Over a 20-year period, the proportion of mixed-gender state-religious schools dropped from half to a third, while the percentage of schools educating exclusively boys or girls increased from roughly 20 to 30 percent. Interestingly, there are consistently more students in exclusively girls’ schools than in the comparable schools for boys.
Another significant finding is that, although about 40 percent of the country’s state-religious elementary school students are in mixed-gender classes, nearly 70 percent of students from poor socioeconomic backgrounds are. In light of other studies indicating similar trends, apparently schools identified with so-called Hardal Orthodoxy – religious Zionists who tend towards ultra-Orthodox religious practice and maximum possible gender separation in the schools – are more likely to serve students from stronger socioeconomic backgrounds.
Interestingly, the separate-gender schools tend to be located in local communities that are very poorly ranked on the socioeconomic scale.
“The significance of the data is that there is a significant disparity between the relatively high socioeconomic profile of the pupils in the schools that are only for boys or girls and the socioeconomic level of these schools’ geographic location,” the report states.
For the mixed-gender schools, the opposite is true: They tend to be located in relatively well-off communities but have a high percentage of children from poorer families.
Drawing on Meitzav achievement tests scores, the report states that the results in math and particularly in English are generally better in mixed-gender settings than gender-segregated ones, and that students who attend classes with both boys and girls tend to be more satisfied with the social climate and educational environment in their schools.
In the battle over gender segregation in state-religious elementary schools (and beyond in a broader context), that’s an important finding.
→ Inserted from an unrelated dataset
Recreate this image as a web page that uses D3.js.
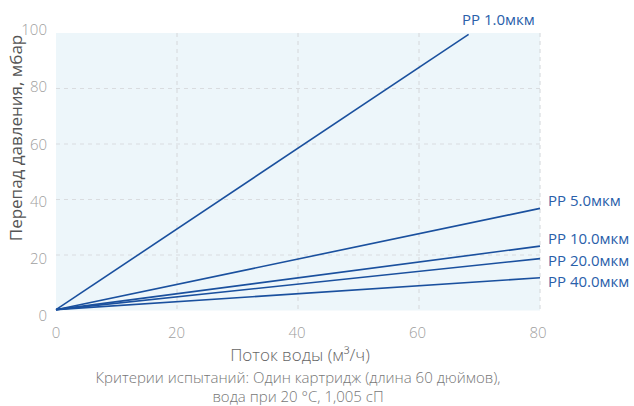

Even in mixed-gender classes with students from a range of socioeconomic backgrounds, their academic achievements tend to be better.
“In the early 2000s, many parents thought gender separation would assist in their children’s education,” said the director of Ne’emanei Torah Va’Avodah, Shmuel Shattach. “The drop in student achievement and in the climate in separate classes along with the realization that separation doesn’t really contribute to strengthening the level of Torah studies at the institutioned many to reconsider the idea of full separation. We believe that mixed education at elementary school age has many social, psychological and educational advantages.”